Retired Senior Judge assigned to the Superior Court.

We note that the notice of appeal was timestamped by the trial court on August 3, 2022, but it was not entered on the trial court's docket until August 4, 2022. It is unclear why there is a discrepancy, but the notice of appeal was filed within 30 days of the order granting Appellant leave to appeal nunc pro tunc regardless of which date is used.

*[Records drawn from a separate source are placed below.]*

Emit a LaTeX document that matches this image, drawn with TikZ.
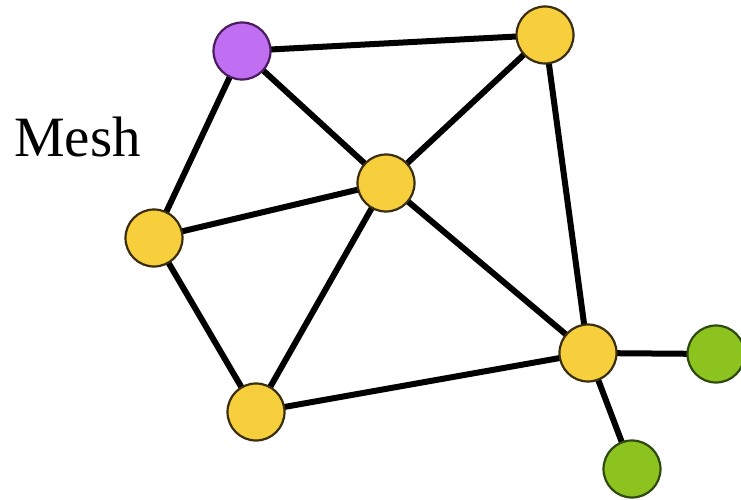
\documentclass[tikz,border=0pt]{standalone}
\usepackage{fontspec}
\setmainfont{Liberation Serif}
\definecolor{yel}{HTML}{F7CF3C}
\definecolor{yelb}{HTML}{3A2E10}
\definecolor{pur}{HTML}{C06EF2}
\definecolor{purb}{HTML}{4A1E5E}
\definecolor{grn}{HTML}{8CC31E}
\definecolor{grnb}{HTML}{2E4A10}
\begin{document}
\begin{tikzpicture}[x=1pt,y=-1pt,
  vtx/.style={circle,minimum size=57pt,inner sep=0pt,line width=2.2pt},
  yv/.style={vtx,fill=yel,draw=yelb},
  pv/.style={vtx,fill=pur,draw=purb},
  gv/.style={vtx,fill=grn,draw=grnb},
  edge/.style={line width=6pt,black}]
\useasboundingbox[fill=white] (0,0) rectangle (741,500);
\node[anchor=base west,inner sep=0pt,font=\fontsize{57}{64}\selectfont] (lbl) at (14,157) {Mesh};
\coordinate (P) at (242,51);
\coordinate (T) at (545,35);
\coordinate (C) at (386,183);
\coordinate (L) at (154,238);
\coordinate (B) at (256,412);
\coordinate (R) at (588,353);
\coordinate (G1) at (716,354);
\coordinate (G2) at (632,469);
\draw[edge] (P)--(T) (P)--(L) (P)--(C) (T)--(C) (T)--(R) (C)--(L) (C)--(B) (C)--(R) (L)--(B) (B)--(R) (R)--(G1) (R)--(G2);
\node[pv] (p) at (P) {};
\node[yv] (t) at (T) {};
\node[yv] (c) at (C) {};
\node[yv] (l) at (L) {};
\node[yv] (b) at (B) {};
\node[yv] (r) at (R) {};
\node[gv] (g1) at (G1) {};
\node[gv] (g2) at (G2) {};
\end{tikzpicture}
\end{document}
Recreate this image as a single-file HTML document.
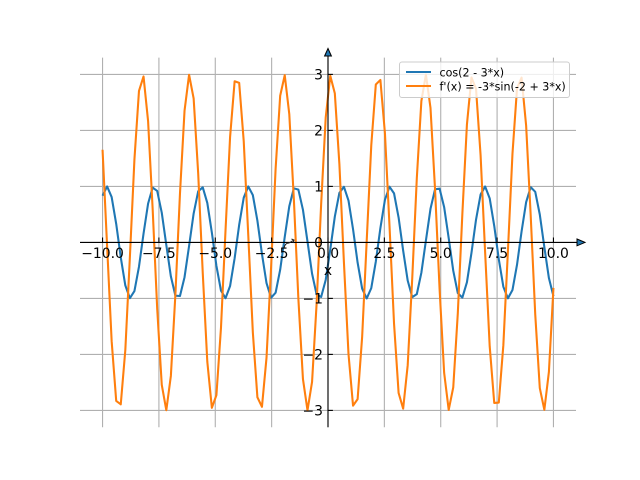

On appeal, Attorney Ryan adds that Appellant wishes to assert that the court abused its discretion by imposing several consecutive sentences, and the statutory-maximum sentence for her conviction of rape of a child is excessive. However, those claims were not presented in the post-sentence motion or at the sentencing proceeding. Thus, they are waived. See Pa.R.A.P. 302(a) ("Issues not raised in the lower court are waived and cannot be raised for the first time on appeal."); Commonwealth v. Mann , 820 A.2d 788, 794 (Pa. Super. 2003) ("[I]ssues challenging the discretionary aspects of sentencing must be raised in a post-sentence motion or by raising the claim during the sentencing proceedings.") (citation omitted). In any event, even if not waived, we would deem these arguments frivolous. The statutory maximum sentence for rape of a child was the top-end term of the standard-range sentencing guidelines applicable to Appellant. Thus, we would conclude that the court's imposition of this sentence is not facially unreasonable. Additionally,

Pennsylvania law affords the sentencing court discretion to impose its sentence concurrently or consecutively to other sentences being imposed at the same time or to sentences already imposed. Any challenge to the exercise of this discretion ordinarily does not raise a substantial question. In fact, this Court has recognized the imposition of consecutive, rather than concurrent, sentences may raise a substantial question in only the most extreme circumstances, such as where the aggregate sentence is unduly harsh, considering the nature of the crimes and the length of imprisonment. That is[,] in our view, the key to resolving the preliminary substantial question inquiry is whether the decision to sentence consecutively raises the aggregate sentence to, what appears upon its face to be, an excessive level in light of the criminal conduct at issue in the case.

Commonwealth v. Austin , 66 A.3d 798, 808-09 (Pa. Super. 2013) (cleaned up). For the reasons set forth, infra , we would conclude that the court's imposition of consecutive sentences is not facially excessive, considering the seriousness of Appellant's crimes.